_Data section_
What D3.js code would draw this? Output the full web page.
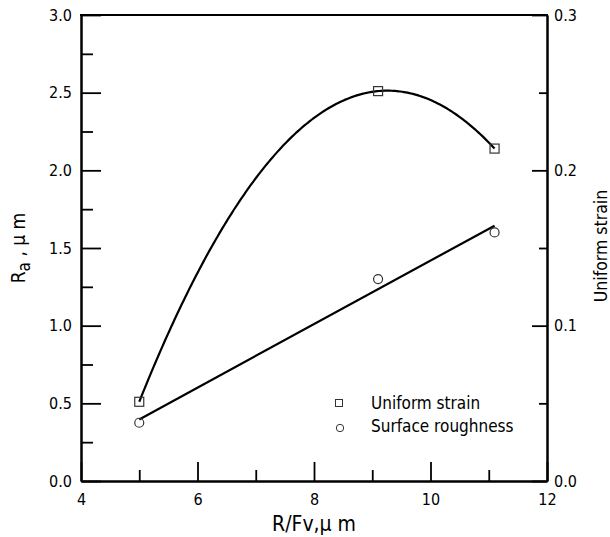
<!DOCTYPE html>
<html>
<head>
<meta charset="utf-8">
<script src="https://cdn.jsdelivr.net/npm/d3@7"></script>
<style>
  html, body { margin: 0; padding: 0; background: #fff; }
  svg { display: block; }
  text { font-family: "DejaVu Sans", Verdana, sans-serif; font-stretch: condensed; fill: #000; }
</style>
</head>
<body>
<script>
// Feed-to-radius ratio R/Fv (µm)
const rfv = [5.0, 9.1, 11.1];
// Uniform strain (right axis)
const uniformStrain = [0.051, 0.251, 0.214];
// Surface roughness Ra (µm, left axis)
const surfaceRoughness = [0.375, 1.30, 1.60];

// Axis ticks
const xMajorTicks = [4, 6, 8, 10, 12];
const xMinorTicks = [5, 7, 9, 11];
const raMajorTicks = [0.0, 0.5, 1.0, 1.5, 2.0, 2.5, 3.0];
const raMinorTicks = [0.25, 0.75, 1.25, 1.75, 2.25, 2.75];
const strainMajorTicks = [0.0, 0.1, 0.2, 0.3];
const strainMinorTicks = [0.05, 0.15, 0.25];

const legendItems = ["Uniform strain", "Surface roughness"];

const W = 610, H = 537;
const plotLeft = 81, plotRight = 547, plotTop = 15, plotBottom = 481;
const tickFont = 16;

const svg = d3.select("body").append("svg").attr("width", W).attr("height", H);

const x = d3.scaleLinear().domain([4, 12]).range([plotLeft, plotRight]);
const yL = d3.scaleLinear().domain([0, 3]).range([plotBottom, plotTop]);
const yR = d3.scaleLinear().domain([0, 0.3]).range([plotBottom, plotTop]);

// Least-squares polynomial fit (normal equations + Gaussian elimination)
function polyFit(xs, ys, deg) {
  const n = deg + 1;
  const A = Array.from({length: n}, () => new Array(n + 1).fill(0));
  for (let r = 0; r < n; r++) {
    for (let c = 0; c < n; c++) A[r][c] = d3.sum(xs, v => Math.pow(v, r + c));
    A[r][n] = d3.sum(xs, (v, i) => ys[i] * Math.pow(v, r));
  }
  for (let i = 0; i < n; i++) {
    let p = i;
    for (let k = i + 1; k < n; k++) if (Math.abs(A[k][i]) > Math.abs(A[p][i])) p = k;
    [A[i], A[p]] = [A[p], A[i]];
    for (let k = i + 1; k < n; k++) {
      const f = A[k][i] / A[i][i];
      for (let j = i; j <= n; j++) A[k][j] -= f * A[i][j];
    }
  }
  const coef = new Array(n).fill(0);
  for (let i = n - 1; i >= 0; i--) {
    let s = A[i][n];
    for (let j = i + 1; j < n; j++) s -= A[i][j] * coef[j];
    coef[i] = s / A[i][i];
  }
  return v => coef.reduce((acc, c, i) => acc + c * Math.pow(v, i), 0);
}

const strainFit = polyFit(rfv, uniformStrain, 2);
const roughFit = polyFit(rfv, surfaceRoughness, 1);
const x0 = d3.min(rfv), x1 = d3.max(rfv);
const samples = d3.range(0, 201).map(i => x0 + (x1 - x0) * i / 200);

function styleAxis(g) {
  g.selectAll(".domain").attr("stroke", "#000").attr("stroke-width", 2);
  g.selectAll(".tick line").attr("stroke", "#000").attr("stroke-width", 1.8);
  g.selectAll(".tick text")
    .attr("font-family", null)
    .attr("font-size", tickFont).attr("fill", "#000");
  g.attr("font-family", null).attr("font-size", null);
}

// Bottom axis
svg.append("g").attr("transform", `translate(0,${plotBottom})`)
  .call(d3.axisBottom(x).tickValues(xMinorTicks).tickSizeInner(-11).tickSizeOuter(0).tickFormat(""))
  .call(styleAxis);
svg.append("g").attr("transform", `translate(0,${plotBottom})`)
  .call(d3.axisBottom(x).tickValues(xMajorTicks).tickSizeInner(-19).tickSizeOuter(0).tickPadding(13).tickFormat(d3.format("d")))
  .call(styleAxis);

// Left axis (Ra)
svg.append("g").attr("transform", `translate(${plotLeft},0)`)
  .call(d3.axisLeft(yL).tickValues(raMinorTicks).tickSizeInner(-12).tickSizeOuter(0).tickFormat(""))
  .call(styleAxis);
svg.append("g").attr("transform", `translate(${plotLeft},0)`)
  .call(d3.axisLeft(yL).tickValues(raMajorTicks).tickSizeInner(-20).tickSizeOuter(0).tickPadding(9).tickFormat(d3.format(".1f")))
  .call(styleAxis);

// Right axis (strain)
svg.append("g").attr("transform", `translate(${plotRight},0)`)
  .call(d3.axisRight(yR).tickValues(strainMinorTicks).tickSizeInner(-8).tickSizeOuter(0).tickFormat(""))
  .call(styleAxis);
svg.append("g").attr("transform", `translate(${plotRight},0)`)
  .call(d3.axisRight(yR).tickValues(strainMajorTicks).tickSizeInner(-15).tickSizeOuter(0).tickPadding(7).tickFormat(d3.format(".1f")))
  .call(styleAxis);

// Top frame line
svg.append("line").attr("x1", plotLeft - 1).attr("x2", plotRight + 1).attr("y1", plotTop).attr("y2", plotTop)
  .attr("stroke", "#000").attr("stroke-width", 2);

// Fitted curves
svg.append("path")
  .datum(samples)
  .attr("d", d3.line().x(d => x(d)).y(d => yR(strainFit(d))))
  .attr("fill", "none").attr("stroke", "#000").attr("stroke-width", 2.2);

svg.append("path")
  .datum([x0, x1])
  .attr("d", d3.line().x(d => x(d)).y(d => yL(roughFit(d))))
  .attr("fill", "none").attr("stroke", "#000").attr("stroke-width", 2.2);

// Markers
const sq = 9;
svg.append("g").selectAll("rect").data(rfv).join("rect")
  .attr("x", (d) => x(d) - sq / 2)
  .attr("y", (d, i) => yR(uniformStrain[i]) - sq / 2)
  .attr("width", sq).attr("height", sq)
  .attr("fill", "none").attr("stroke", "#333").attr("stroke-width", 1.2);

svg.append("g").selectAll("circle").data(rfv).join("circle")
  .attr("cx", d => x(d))
  .attr("cy", (d, i) => yL(surfaceRoughness[i]))
  .attr("r", 4.5)
  .attr("fill", "none").attr("stroke", "#333").attr("stroke-width", 1.2);

// Legend
const lg = svg.append("g");
lg.append("rect").attr("x", 335.5).attr("y", 399.5).attr("width", 7).attr("height", 7)
  .attr("fill", "none").attr("stroke", "#333").attr("stroke-width", 1);
lg.append("circle").attr("cx", 340).attr("cy", 428).attr("r", 3.7)
  .attr("fill", "none").attr("stroke", "#333").attr("stroke-width", 1);
lg.selectAll("text").data(legendItems).join("text")
  .attr("x", 371).attr("y", (d, i) => 409 + i * 23)
  .attr("font-size", 17).text(d => d);

// Axis titles
svg.append("text").attr("x", 314).attr("y", 531).attr("text-anchor", "middle")
  .attr("font-size", 21).text("R/Fv,\u03bc m");

const yt = svg.append("text").attr("transform", "translate(25,248) rotate(-90)")
  .attr("text-anchor", "middle").attr("font-size", 19);
yt.append("tspan").text("R");
yt.append("tspan").attr("dy", 5).attr("font-size", 17).text("a");
yt.append("tspan").attr("dy", -5).text(" , \u03bc m");

svg.append("text").attr("transform", "translate(607,246) rotate(-90)")
  .attr("text-anchor", "middle").attr("font-size", 17.5).text("Uniform strain");
</script>
</body>
</html>
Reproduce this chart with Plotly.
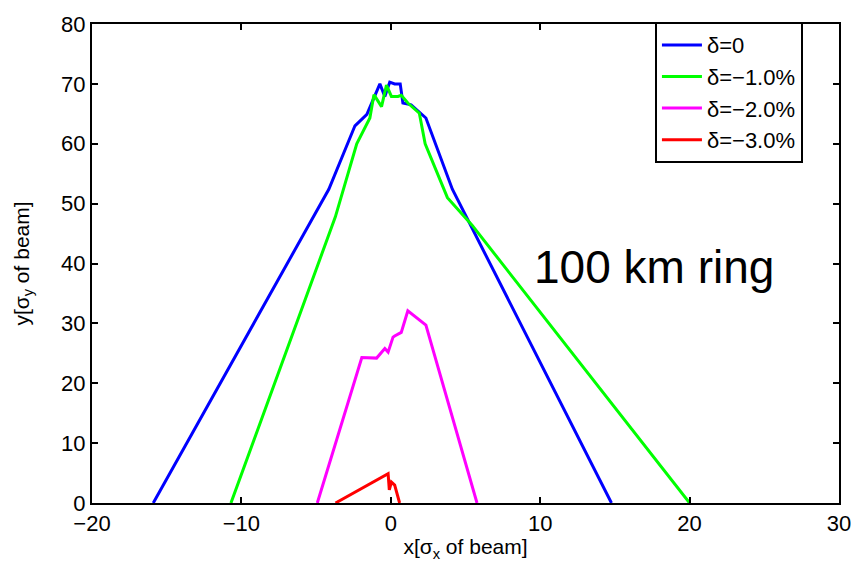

_Goal of the exercise_
Would you set down the listing exactly, omitting pictures?

_Full response_
What D3.js code would draw this? Output the full web page.
<!DOCTYPE html>
<html>
<head>
<meta charset="utf-8">
<script src="https://cdn.jsdelivr.net/npm/d3@7"></script>
<style>
  html, body { margin: 0; padding: 0; background: #fff; }
  svg { display: block; }
  text { font-family: "DejaVu Sans", Verdana, sans-serif; font-stretch: condensed; fill: #000; }
</style>
</head>
<body>
<script>
// Feed-to-radius ratio R/Fv (µm)
const rfv = [5.0, 9.1, 11.1];
// Uniform strain (right axis)
const uniformStrain = [0.051, 0.251, 0.214];
// Surface roughness Ra (µm, left axis)
const surfaceRoughness = [0.375, 1.30, 1.60];

// Axis ticks
const xMajorTicks = [4, 6, 8, 10, 12];
const xMinorTicks = [5, 7, 9, 11];
const raMajorTicks = [0.0, 0.5, 1.0, 1.5, 2.0, 2.5, 3.0];
const raMinorTicks = [0.25, 0.75, 1.25, 1.75, 2.25, 2.75];
const strainMajorTicks = [0.0, 0.1, 0.2, 0.3];
const strainMinorTicks = [0.05, 0.15, 0.25];

const legendItems = ["Uniform strain", "Surface roughness"];

const W = 610, H = 537;
const plotLeft = 81, plotRight = 547, plotTop = 15, plotBottom = 481;
const tickFont = 16;

const svg = d3.select("body").append("svg").attr("width", W).attr("height", H);

const x = d3.scaleLinear().domain([4, 12]).range([plotLeft, plotRight]);
const yL = d3.scaleLinear().domain([0, 3]).range([plotBottom, plotTop]);
const yR = d3.scaleLinear().domain([0, 0.3]).range([plotBottom, plotTop]);

// Least-squares polynomial fit (normal equations + Gaussian elimination)
function polyFit(xs, ys, deg) {
  const n = deg + 1;
  const A = Array.from({length: n}, () => new Array(n + 1).fill(0));
  for (let r = 0; r < n; r++) {
    for (let c = 0; c < n; c++) A[r][c] = d3.sum(xs, v => Math.pow(v, r + c));
    A[r][n] = d3.sum(xs, (v, i) => ys[i] * Math.pow(v, r));
  }
  for (let i = 0; i < n; i++) {
    let p = i;
    for (let k = i + 1; k < n; k++) if (Math.abs(A[k][i]) > Math.abs(A[p][i])) p = k;
    [A[i], A[p]] = [A[p], A[i]];
    for (let k = i + 1; k < n; k++) {
      const f = A[k][i] / A[i][i];
      for (let j = i; j <= n; j++) A[k][j] -= f * A[i][j];
    }
  }
  const coef = new Array(n).fill(0);
  for (let i = n - 1; i >= 0; i--) {
    let s = A[i][n];
    for (let j = i + 1; j < n; j++) s -= A[i][j] * coef[j];
    coef[i] = s / A[i][i];
  }
  return v => coef.reduce((acc, c, i) => acc + c * Math.pow(v, i), 0);
}

const strainFit = polyFit(rfv, uniformStrain, 2);
const roughFit = polyFit(rfv, surfaceRoughness, 1);
const x0 = d3.min(rfv), x1 = d3.max(rfv);
const samples = d3.range(0, 201).map(i => x0 + (x1 - x0) * i / 200);

function styleAxis(g) {
  g.selectAll(".domain").attr("stroke", "#000").attr("stroke-width", 2);
  g.selectAll(".tick line").attr("stroke", "#000").attr("stroke-width", 1.8);
  g.selectAll(".tick text")
    .attr("font-family", null)
    .attr("font-size", tickFont).attr("fill", "#000");
  g.attr("font-family", null).attr("font-size", null);
}

// Bottom axis
svg.append("g").attr("transform", `translate(0,${plotBottom})`)
  .call(d3.axisBottom(x).tickValues(xMinorTicks).tickSizeInner(-11).tickSizeOuter(0).tickFormat(""))
  .call(styleAxis);
svg.append("g").attr("transform", `translate(0,${plotBottom})`)
  .call(d3.axisBottom(x).tickValues(xMajorTicks).tickSizeInner(-19).tickSizeOuter(0).tickPadding(13).tickFormat(d3.format("d")))
  .call(styleAxis);

// Left axis (Ra)
svg.append("g").attr("transform", `translate(${plotLeft},0)`)
  .call(d3.axisLeft(yL).tickValues(raMinorTicks).tickSizeInner(-12).tickSizeOuter(0).tickFormat(""))
  .call(styleAxis);
svg.append("g").attr("transform", `translate(${plotLeft},0)`)
  .call(d3.axisLeft(yL).tickValues(raMajorTicks).tickSizeInner(-20).tickSizeOuter(0).tickPadding(9).tickFormat(d3.format(".1f")))
  .call(styleAxis);

// Right axis (strain)
svg.append("g").attr("transform", `translate(${plotRight},0)`)
  .call(d3.axisRight(yR).tickValues(strainMinorTicks).tickSizeInner(-8).tickSizeOuter(0).tickFormat(""))
  .call(styleAxis);
svg.append("g").attr("transform", `translate(${plotRight},0)`)
  .call(d3.axisRight(yR).tickValues(strainMajorTicks).tickSizeInner(-15).tickSizeOuter(0).tickPadding(7).tickFormat(d3.format(".1f")))
  .call(styleAxis);

// Top frame line
svg.append("line").attr("x1", plotLeft - 1).attr("x2", plotRight + 1).attr("y1", plotTop).attr("y2", plotTop)
  .attr("stroke", "#000").attr("stroke-width", 2);

// Fitted curves
svg.append("path")
  .datum(samples)
  .attr("d", d3.line().x(d => x(d)).y(d => yR(strainFit(d))))
  .attr("fill", "none").attr("stroke", "#000").attr("stroke-width", 2.2);

svg.append("path")
  .datum([x0, x1])
  .attr("d", d3.line().x(d => x(d)).y(d => yL(roughFit(d))))
  .attr("fill", "none").attr("stroke", "#000").attr("stroke-width", 2.2);

// Markers
const sq = 9;
svg.append("g").selectAll("rect").data(rfv).join("rect")
  .attr("x", (d) => x(d) - sq / 2)
  .attr("y", (d, i) => yR(uniformStrain[i]) - sq / 2)
  .attr("width", sq).attr("height", sq)
  .attr("fill", "none").attr("stroke", "#333").attr("stroke-width", 1.2);

svg.append("g").selectAll("circle").data(rfv).join("circle")
  .attr("cx", d => x(d))
  .attr("cy", (d, i) => yL(surfaceRoughness[i]))
  .attr("r", 4.5)
  .attr("fill", "none").attr("stroke", "#333").attr("stroke-width", 1.2);

// Legend
const lg = svg.append("g");
lg.append("rect").attr("x", 335.5).attr("y", 399.5).attr("width", 7).attr("height", 7)
  .attr("fill", "none").attr("stroke", "#333").attr("stroke-width", 1);
lg.append("circle").attr("cx", 340).attr("cy", 428).attr("r", 3.7)
  .attr("fill", "none").attr("stroke", "#333").attr("stroke-width", 1);
lg.selectAll("text").data(legendItems).join("text")
  .attr("x", 371).attr("y", (d, i) => 409 + i * 23)
  .attr("font-size", 17).text(d => d);

// Axis titles
svg.append("text").attr("x", 314).attr("y", 531).attr("text-anchor", "middle")
  .attr("font-size", 21).text("R/Fv,\u03bc m");

const yt = svg.append("text").attr("transform", "translate(25,248) rotate(-90)")
  .attr("text-anchor", "middle").attr("font-size", 19);
yt.append("tspan").text("R");
yt.append("tspan").attr("dy", 5).attr("font-size", 17).text("a");
yt.append("tspan").attr("dy", -5).text(" , \u03bc m");

svg.append("text").attr("transform", "translate(607,246) rotate(-90)")
  .attr("text-anchor", "middle").attr("font-size", 17.5).text("Uniform strain");
</script>
</body>
</html>
Reproduce this chart with Plotly.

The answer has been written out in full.